Constitutional rights regarding freedoms of assembly and association are restricted in practice by violence. Although the government provides extensive protection to hundreds of threatened human rights workers, trust in the program varies widely, and numerous activists have been murdered, mostly by paramilitaries and the successor groups. Uribe's rhetorical hostility toward NGOs and human rights defenders was on occasion interpreted as an invitation to physically attack them. While the Santos administration adopted a far more conciliatory and respectful tone, violations continued to occur. Victims' and land rights activists face are especially threatened by former paramilitaries seeking to smother criticism of their ill-gotten assets. At least eight were killed in 2010, including prominent advocates for displaced people and several indigenous activists.

Colombia is considered the world's most dangerous country for organized labor. More than 2,600 union activists and leaders have been killed over the last two decades. Labor leaders are frequently targeted by all of Colombia's illegal armed groups. Although killings have declined from their early-2000s peak, murders rose from 39 in 2009 to 51 in 2010, and the issue continued to hold up ratification of a bilateral free-trade agreement by the U.S. Congress. A special unit of prosecutors has substantially increased prosecutions for assassinations of union members since 2007. More than 250 convictions have been secured since that year, compared with 50 between 2000 and 2006. Nonetheless, most convictions have not touched those who ordered the killings, and the impunity rate remains above 90 percent.
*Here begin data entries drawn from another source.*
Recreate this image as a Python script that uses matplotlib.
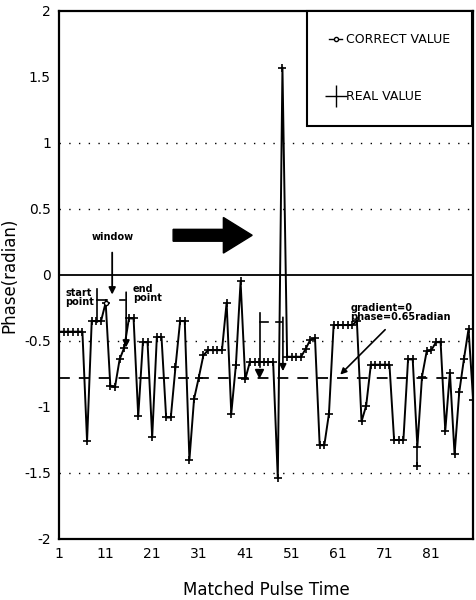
import matplotlib

matplotlib.use("Agg")

import matplotlib.pyplot as plt
from matplotlib.lines import Line2D

# measured phase per matched pulse time
pulse = list(range(1, 91))
phase = [
    -0.43, -0.43, -0.43, -0.43, -0.43, -0.43, -1.26, -0.35, -0.35, -0.35,
    -0.21, -0.84, -0.85, -0.64, -0.55, -0.33, -0.33, -1.07, -0.51, -0.51,
    -1.23, -0.47, -0.47, -1.08, -1.08, -0.70, -0.35, -0.35, -1.40, -0.94,
    -0.78, -0.61, -0.57, -0.57, -0.57, -0.57, -0.21, -1.05, -0.68, -0.05,
    -0.79, -0.66, -0.66, -0.66, -0.66, -0.66, -0.66, -1.54, 1.57, -0.62,
    -0.62, -0.62, -0.62, -0.56, -0.49, -0.48, -1.29, -1.29, -1.05, -0.38,
    -0.38, -0.38, -0.38, -0.38, -0.35, -1.11, -0.99, -0.68, -0.68, -0.68,
    -0.68, -0.68, -1.25, -1.25, -1.25, -0.64, -0.64, -1.30, -0.77, -0.58,
    -0.57, -0.51, -0.51, -1.18, -0.74, -1.36, -0.89, -0.64, -0.41, -0.95,
]
correct_phase = -0.78
correct_x = [11]
correct_y = [-0.21]
stray_x = [78]
stray_y = [-1.45]
dotted_levels = [1.0, 0.5, -0.5, -1.5]

x_ticks = [1, 11, 21, 31, 41, 51, 61, 71, 81]
y_ticks = [2, 1.5, 1, 0.5, 0, -0.5, -1, -1.5, -2]
y_tick_labels = ["2", "1.5", "1", "0.5", "0", "-0.5", "-1", "-1.5", "-2"]

fig = plt.figure(figsize=(4.77, 6.0), dpi=100)
ax = fig.add_axes([0.124, 0.1017, 0.868, 0.8803])

# reference lines
for lv in dotted_levels:
    ax.axhline(lv, color="black", lw=1.0, ls=(0, (1, 6)))
ax.axhline(0, color="black", lw=1.3)
ax.axhline(correct_phase, color="black", lw=1.3, ls=(0, (6, 5)))

# data
ax.plot(pulse, phase, color="black", lw=1.4, marker="+", ms=6, mew=1.2)
ax.plot(correct_x, correct_y, ls="none", marker="o", ms=3, mfc="white", mec="black")
ax.plot(stray_x, stray_y, ls="none", marker="+", ms=6, mew=1.2, color="black")
ax.vlines(stray_x, -1.33, stray_y, color="black", lw=1.2)

# window annotations
bold = dict(fontsize=7, fontweight="bold", color="black")
ax.text(12.6, 0.29, "window", ha="center", va="center", **bold)
ax.annotate("", xy=(12.4, -0.17), xytext=(12.4, 0.19),
            arrowprops=dict(arrowstyle="-|>", color="black", lw=1.3, mutation_scale=10))
ax.text(2.3, -0.17, "start\npoint", ha="left", va="center", linespacing=0.9, **bold)
ax.text(16.9, -0.14, "end\npoint", ha="left", va="center", linespacing=0.9, **bold)
ax.plot([9.2, 9.2], [-0.11, -0.36], color="black", lw=1.2)
ax.plot([9.2, 11.3], [-0.19, -0.19], color="black", lw=1.2)
ax.plot([14.1, 15.2], [-0.19, -0.19], color="black", lw=1.2)
ax.annotate("", xy=(15.4, -0.57), xytext=(15.4, -0.11),
            arrowprops=dict(arrowstyle="-|>", color="black", lw=1.2, mutation_scale=10))

# window moved on
ax.plot([44.2, 44.2], [-0.29, -0.70], color="black", lw=1.2)
ax.plot([44.2, 46.0], [-0.36, -0.36], color="black", lw=1.2)
ax.plot([44.0], [-0.74], marker="v", ms=6, color="black")
ax.plot([47.6, 49.0], [-0.36, -0.36], color="black", lw=1.2)
ax.annotate("", xy=(49.1, -0.75), xytext=(49.1, -0.30),
            arrowprops=dict(arrowstyle="-|>", color="black", lw=1.2, mutation_scale=10))

ax.arrow(25.5, 0.30, 17.0, 0, width=0.09, head_width=0.27, head_length=6.2,
         length_includes_head=True, color="black")

ax.text(63.6, -0.21, "gradient=0\nphase=0.65radian", ha="left", va="top",
        linespacing=0.95, **bold)
ax.annotate("", xy=(61.0, -0.77), xytext=(71.5, -0.40),
            arrowprops=dict(arrowstyle="-|>", color="black", lw=1.2, mutation_scale=9))

# legend
handles = [
    Line2D([], [], color="black", lw=1.0, marker="o", ms=3, mfc="white"),
    Line2D([], [], color="black", lw=0, marker="+", ms=16, mew=1.0),
]
leg = ax.legend(handles, ["CORRECT VALUE", "REAL VALUE"], loc="upper right",
                bbox_to_anchor=(0.998, 1.0), frameon=True, fancybox=False,
                edgecolor="black", framealpha=1, borderpad=1.8, labelspacing=3.5,
                handlelength=1.0, handletextpad=0.3, borderaxespad=0,
                prop=dict(size=9))
leg.get_frame().set_linewidth(1.5)

ax.set_xlim(1, 90)
ax.set_ylim(-2, 2)
ax.set_xticks(x_ticks)
ax.set_yticks(y_ticks)
ax.set_yticklabels(y_tick_labels)
ax.tick_params(length=0, labelsize=10, pad=6)
for s in ax.spines.values():
    s.set_linewidth(1.6)

ax.set_xlabel("Matched Pulse Time", fontsize=12, labelpad=14)
ax.set_ylabel("Phase(radian)", fontsize=12, labelpad=4)

fig.savefig("out.png", dpi=100)
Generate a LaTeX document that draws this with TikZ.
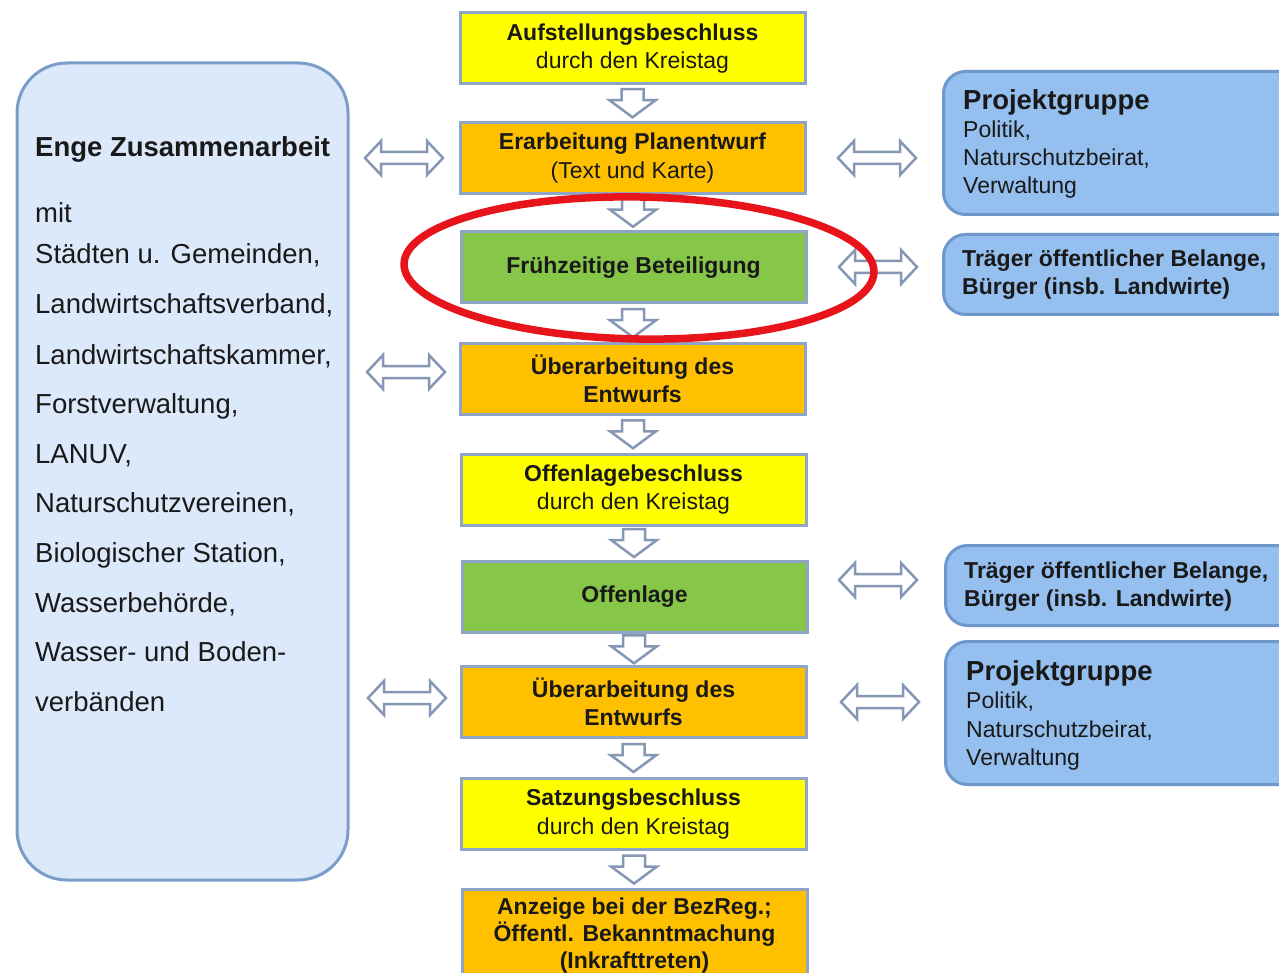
\documentclass[tikz,border=0pt]{standalone}
\usepackage{fontspec}
\setmainfont{Liberation Sans}
\usetikzlibrary{calc}
\definecolor{cyel}{RGB}{255,255,0}
\definecolor{cora}{RGB}{255,192,0}
\definecolor{cgrn}{RGB}{134,198,72}
\definecolor{cbord}{RGB}{143,164,199}
\definecolor{lfill}{RGB}{220,233,250}
\definecolor{lbord}{RGB}{122,156,200}
\definecolor{rfill}{RGB}{149,191,238}
\definecolor{rbord}{RGB}{110,151,204}
\definecolor{arrc}{RGB}{133,151,181}
\definecolor{ringred}{RGB}{232,20,27}
\definecolor{txt}{RGB}{25,25,25}
\tikzset{
  cbox/.style={draw=cbord, line width=3, minimum width=345, minimum height=71,
    align=center, inner sep=0, text=txt, font=\fontsize{23}{28.5}\selectfont},
  lbox/.style={draw=lbord, fill=lfill, line width=3, rounded corners=50, inner sep=0},
  rbox/.style={draw=rbord, fill=rfill, line width=3, rounded corners=22, inner sep=0},
  ltext/.style={anchor=base west, inner sep=0, text=txt, font=\fontsize{27.5}{30}\selectfont},
  rtext/.style={anchor=base west, inner sep=0, text=txt, font=\fontsize{23}{28}\selectfont},
  rhead/.style={anchor=base west, inner sep=0, text=txt, font=\fontsize{27.5}{30}\selectfont\bfseries},
  blk/.style={draw=arrc, fill=white, line width=2.5, line join=miter},
  downarrow/.pic={\draw[blk] (-11,-14) -- (11,-14) -- (11,-3) -- (23,-3) -- (0,14) -- (-23,-3) -- (-11,-3) -- cycle;},
  dblarrow/.pic={\draw[blk] (-39,0) -- (-23,-17) -- (-23,-6) -- (23,-6) -- (23,-17) -- (39,0) -- (23,17) -- (23,6) -- (-23,6) -- (-23,17) -- cycle;}
}
\begin{document}
\begin{tikzpicture}[x=1pt,y=-1pt]
\useasboundingbox (0,0) rectangle (1279,973);
\fill[white] (0,0) rectangle (1279,973);

% left box
\node[lbox, minimum width=331, minimum height=817] (left) at (182.5,471.5) {};
\node[ltext, font=\fontsize{27.5}{30}\selectfont\bfseries] (l0) at (35,157) {Enge Zusammenarbeit};
\node[ltext] (l1) at (35,223) {mit};
\node[ltext] (l2) at (35,264) {Städten u. Gemeinden,};
\node[ltext] (l3) at (35,314) {Landwirtschaftsverband,};
\node[ltext] (l4) at (35,364) {Landwirtschaftskammer,};
\node[ltext] (l5) at (35,413) {Forstverwaltung,};
\node[ltext] (l6) at (35,463) {LANUV,};
\node[ltext] (l7) at (35,512) {Naturschutzvereinen,};
\node[ltext] (l8) at (35,562) {Biologischer Station,};
\node[ltext] (l9) at (35,612) {Wasserbehörde,};
\node[ltext] (l10) at (35,661) {Wasser- und Boden-};
\node[ltext] (l11) at (35,711) {verbänden};

% center column
\node[cbox, fill=cyel] (b1) at (632.5,48.5) {\textbf{Aufstellungsbeschluss}\\durch den Kreistag};
\node[cbox, fill=cora] (b2) at (632.5,158) {\textbf{Erarbeitung Planentwurf}\\(Text und Karte)};
\node[cbox, fill=cgrn] (b3) at (633.5,267.5) {\textbf{Frühzeitige Beteiligung}};
\node[cbox, fill=cora] (b4) at (632.5,379) {\textbf{Überarbeitung des}\\\textbf{Entwurfs}};
\node[cbox, fill=cyel] (b5) at (633.5,489.5) {\textbf{Offenlagebeschluss}\\durch den Kreistag};
\node[cbox, fill=cgrn] (b6) at (634.5,596.5) {\textbf{Offenlage}};
\node[cbox, fill=cora] (b7) at (633.5,702) {\textbf{Überarbeitung des}\\\textbf{Entwurfs}};
\node[cbox, fill=cyel] (b8) at (633.5,814) {\textbf{Satzungsbeschluss}\\durch den Kreistag};
\node[cbox, fill=cora, minimum height=92, font=\fontsize{23}{27}\selectfont\bfseries] (b9) at (634.5,935.5) {Anzeige bei der BezReg.;\\Öffentl. Bekanntmachung\\(Inkrafttreten)};

% down arrows
\pic at ($(b1.south)!0.5!(b2.north)$) {downarrow};
\pic at ($(b2.south)!0.5!(b3.north)$) {downarrow};
\pic at ($(b3.south)!0.5!(b4.north)$) {downarrow};
\pic at ($(b4.south)!0.5!(b5.north)$) {downarrow};
\pic at ($(b5.south)!0.5!(b6.north)$) {downarrow};
\pic at ($(b6.south)!0.5!(b7.north)$) {downarrow};
\pic at ($(b7.south)!0.5!(b8.north)$) {downarrow};
\pic at ($(b8.south)!0.5!(b9.north)$) {downarrow};

% right boxes
\node[rbox, minimum width=370, minimum height=143, anchor=north west] (r1) at (942,70) {};
\node[rhead] (r1a) at (963,110) {Projektgruppe};
\node[rtext] (r1b) at (963,138) {Politik,};
\node[rtext] (r1c) at (963,166) {Naturschutzbeirat,};
\node[rtext] (r1d) at (963,194) {Verwaltung};

\node[rbox, minimum width=370, minimum height=80, anchor=north west] (r2) at (942,233) {};
\node[rtext, font=\fontsize{23}{28}\selectfont\bfseries] (r2a) at (962,267) {Träger öffentlicher Belange,};
\node[rtext, font=\fontsize{23}{28}\selectfont\bfseries] (r2b) at (962,295) {Bürger (insb. Landwirte)};

\node[rbox, minimum width=370, minimum height=80, anchor=north west] (r3) at (944,544) {};
\node[rtext, font=\fontsize{23}{28}\selectfont\bfseries] (r3a) at (964,578) {Träger öffentlicher Belange,};
\node[rtext, font=\fontsize{23}{28}\selectfont\bfseries] (r3b) at (964,606) {Bürger (insb. Landwirte)};

\node[rbox, minimum width=370, minimum height=143, anchor=north west] (r4) at (944,640) {};
\node[rhead] (r4a) at (966,680) {Projektgruppe};
\node[rtext] (r4b) at (966,708) {Politik,};
\node[rtext] (r4c) at (966,737) {Naturschutzbeirat,};
\node[rtext] (r4d) at (966,765) {Verwaltung};

% double arrows
\pic at (404,158) {dblarrow};
\pic at (406,372) {dblarrow};
\pic at (407,698) {dblarrow};
\pic at (877,158) {dblarrow};
\pic at (878,267) {dblarrow};
\pic at (878,580) {dblarrow};
\pic at (880,702) {dblarrow};

% red ring
\draw[ringred, line width=7.5] (639,268) ellipse [x radius=235, y radius=71, rotate=-1];
\end{tikzpicture}
\end{document}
The justice system remains compromised by corruption and extortion. The Constitutional Court and Supreme Court have, on multiple occasions, demonstrated independence from the executive. Lower courts are more susceptible to political and criminal influence, and both judges and prosecutors confront serious risks when investigating powerful figures.

Many soldiers operating in Colombia's complex security environment work under limited civilian oversight. The government has in recent years increased human rights training and investigated a greater number of military personnel for grave human rights abuses. Collaboration between security forces and illegal armed groups declined following AUC demobilization, but rights groups report toleration of the roughly 6,000-strong paramilitary successor groups in some regions. Primary responsibility for combating them rests with the police, who lack the resources of the military and are largely absent from many rural areas where the groups are active.

The systematic killing of civilians to fraudulently inflate guerrilla death tolls has declined enormously since a 2008 scandal over the practice led to the firing of dozens of senior army officers. More than 2,000 people may have been killed in this way, and thousands of security personnel were under investigation by the end of 2010, with hundreds of convictions obtained in the military system but far fewer in civilian courts. Jurisdiction over human rights violations is a sensitive issue; in June 2010, a civilian court stoked the Uribe administration's outrage by imposing a 30-year prison sentence on former army colonel Alfonso Plazas for the disappearance of 11 suspected rebels following the 1985 siege of the Palace of Justice.

All of the illegal armed groups systematically abuse human rights. While violence has declined since the early 2000s, massacres rose substantially in 2010, and nearly 500 police and soldiers were killed during the year. FARC guerrillas regularly extort payments from businesspeople and engage in forced recruitment, including of minors. The use of landmines has added to casualties among both civilians and the military. Impunity is rampant for all criminals, and victims of human rights abuses often express frustration with the government's level of commitment to providing reparations and prosecuting perpetrators. Victims and rights groups note that demobilized paramilitaries have returned just a fraction of the millions of acres of land they seized while ostensibly fighting the guerrillas.

Colombia's more than 1.7 million indigenous inhabitants live on more than 34 million hectares granted to them by the government, often in resource-rich, strategic regions that are increasingly contested by the various armed groups. Indigenous people are frequently targeted by all sides. Murders of indigenous people declined somewhat in 2010 after a spike in 2009, but threats and territorial pressure remained so common that the Office of the UN High Commissioner for Refugees warned in August that many groups face extinction.

Afro-Colombians, who account for as much as 25 percent of the population, make up the largest sector of Colombia's at least 4 million displaced people, and 80 percent of Afro-Colombians fall below the poverty line. The displaced population as a whole suffers from social stigma, arbitrary arrest, and exploitation, as well as generalized poverty. In October 2010, the country's most prominent Afro-Colombian politician, Piedad Córdoba, was expelled from the Senate for alleged collaboration with the FARC. The charge was hotly contested by rights groups, which defended her highly publicized efforts to negotiate the liberation of FARC hostages.

Homosexuals face active discrimination, but in 2007 the Constitutional Court ruled that homosexual couples must be made eligible for various benefits, which were expanded in 2008 and 2009.

Child labor is a serious problem in Colombia, as are child recruitment into illegal armed groups and related sexual abuse. Sexual harassment, violence against women, and the trafficking of women for sexual exploitation remain major concerns. A December 2010 Oxfam report indicated that conflict-related rapes had led to over 26,000 pregnancies between 2001 and 2009. The country's active abortion-rights movement has challenged restrictive laws, and in 2006 a Constitutional Court ruling allowed abortion in cases of rape or incest, or to protect the mother's life.

* Countries are ranked on a scale of 1-7, with 1 representing the highest level of freedom and 7 representing the lowest level of freedom.